Personne, apparemment, ne m'en voulait. Tout le monde m'a remercié d'être venu — comme si j'aurais pu ne pas venir. J'ai quitté Marseille, le lendemain, avec l'impression d'avoir enfin, peut-être, quitté le rôle du salaud.

Parti courir ce dimanche matin, j'ai trouvé les lilas et les glycines, dans les rues de la banlieue, d'une beauté plus triomphante que jamais — et plus fragile. L'absence de Z., qui pourtant était sortie de ma vie, m'a changé. Je me sens plus mortel qu'avant. Le printemps n'est pas donné, c'est un miracle à chaque fois, et c'est peut-être ça, la vieillesse : comprendre que rien ne va jamais de soi. La vie encore moins que le reste.

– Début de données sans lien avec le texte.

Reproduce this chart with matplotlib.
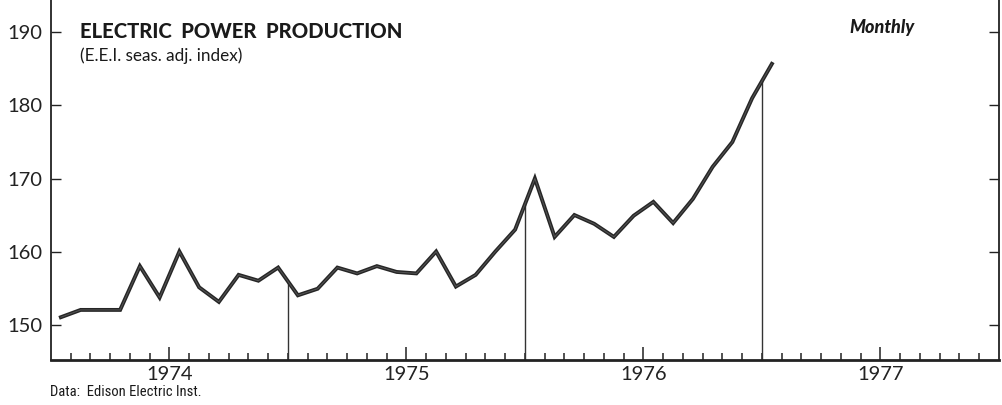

Arrivé dans la forêt de Verrières, je me suis souvenu que nous avions marché là-bas elle et moi, il y a tout juste trente-cinq ans, un dimanche de mai comme aujourd'hui, aussi pluvieux, avant d'aller voir un film intitulé Je ne t'ai pas promis un jardin de roses. Nous nous étions lourdement disputés. C'est là sans doute que pour la première fois j'ai envisagé de partir un jour, vingt ans avant de me décider. Pourquoi suis-je retourné à Verrières, inconsciemment, ce matin, si ce n'est pour saluer la paix enfin revenue entre elle et moi ?


Du temps de nos accords parfaits.
1970

Vers l'autre monde, sur ce même bateau.